Annual novel contest submission apparently connected to suspect’s shouting “They stole my novel, so I set the fire.”

The July 18 arson attack on Kyoto Animation’s Fushimi studio has resulted in the deaths of 35 employees who were in the building at the time the arsonist struck. Though the building was compliant with all local fire codes, such regulations are largely designed as precautions for accidental fires, not the sort of pre-meditated attack that was carried out on the anime production company.

Based on security camera footage and witness reports, investigators believe that the suspect, 41-year-old Shinji Aoba, purchased two 20-liter (5.3-gallon) canisters of gasoline at a gas station, the wheeled them to the studio on a hand cart before igniting them inside the building, and also spraying the flame accelerant directly on victims.

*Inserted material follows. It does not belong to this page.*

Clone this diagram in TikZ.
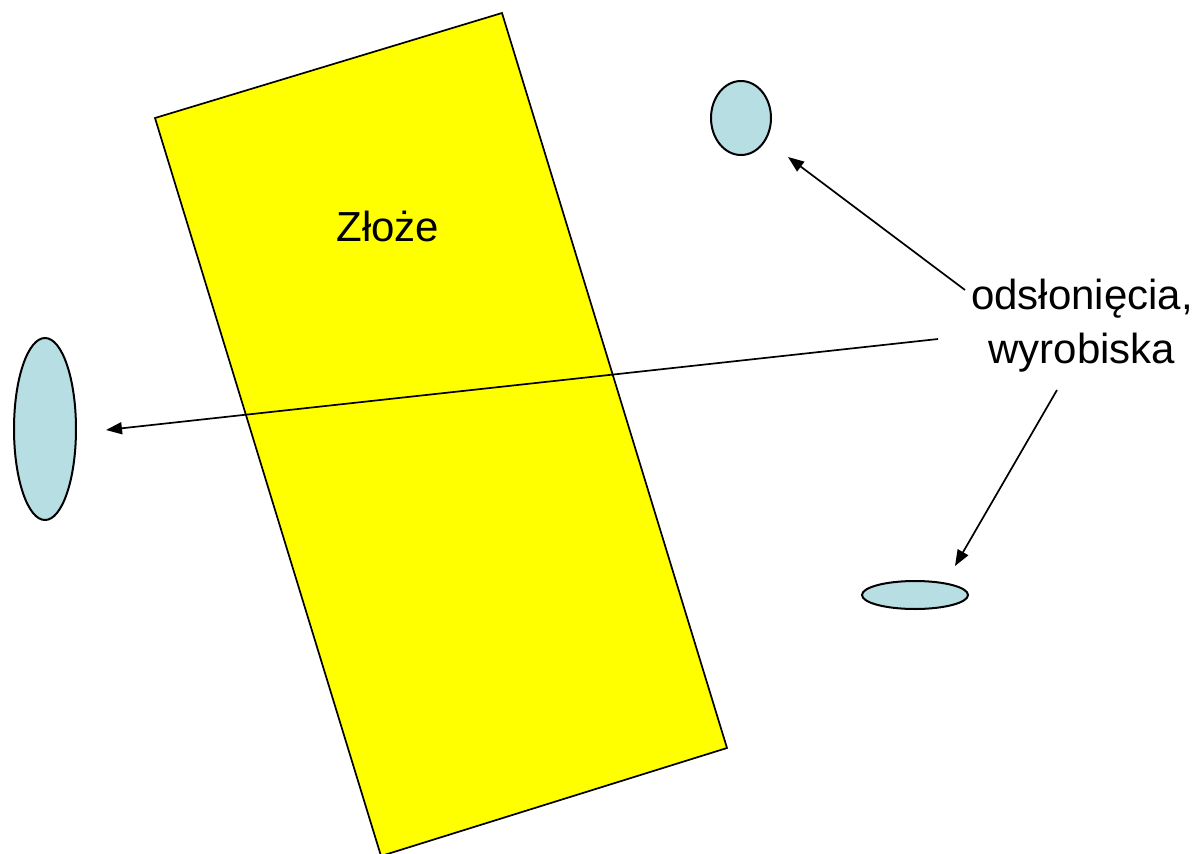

The pre-meditated nature of the attack suggests a grudge against the company and/or its employees, and as Aoba was taken into custody by police he was heard to have shouted “They ripped me off” and “They stole my novel, so I set the fire.” Following the attack, Kyoto Animation CEO Hideaki Hatta said “I have no idea what he’s talking about,” and that he had never had any written or spoken communication with Aoba.

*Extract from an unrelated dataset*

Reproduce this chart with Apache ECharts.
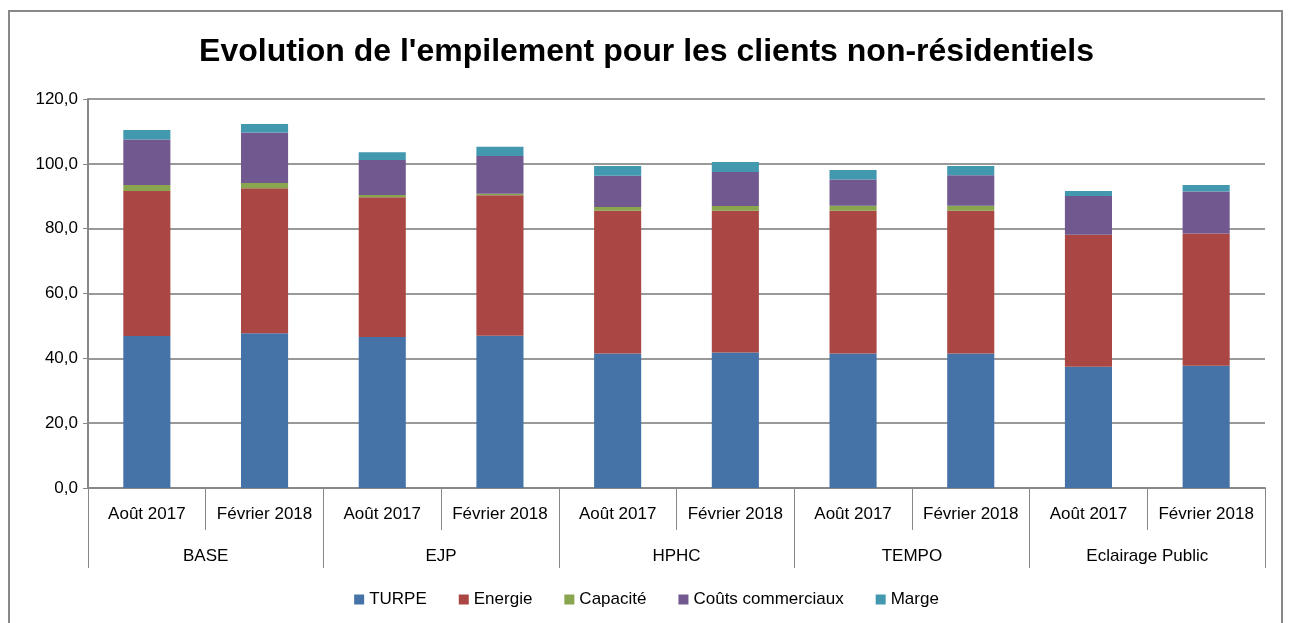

However, on July 30 Kyoto Animation’s attorney said that they have since confirmed that the company did receive a novel from a person named Shinji Aoba, and from an address that matches that of the suspect’s apartment.

Since 2010, Kyoto Animation has annually solicited novel submissions, from professional or amateur writers, for its Kyoto Animation Awards. In addition to a one-million yen (US$9,260) prize for the grand winner, Kyoto Animation has entered into publishing deals for outstanding entries via its KA Esuma Bunko book label, and a number have also been adapted into Kyoto Animation anime series, such as Violet Evergarden, Free!, and Love, Chunibyo & Other Delusions.

Kyoto Animation’s attorney went on to say that the novel submitted by Shinji Aoba was formally eliminated from the contest in the first round of judges’ evaluations. “We have confirmed that it has no similarity to any Kyoto Animation works,” he added.

It’s unclear whether Hatta’s initial statement that he had never received any written communication from Aoba is a result of one quickly eliminated novel not being noteworthy enough to stick out in his memory, or if the Kyoto Animation head simply wasn’t personally involved in the initial round of contest judging. Meanwhile, Hatta has promised that, despite the immense loss the company has suffered, Kyoto Animation “will not go quietly into the night.”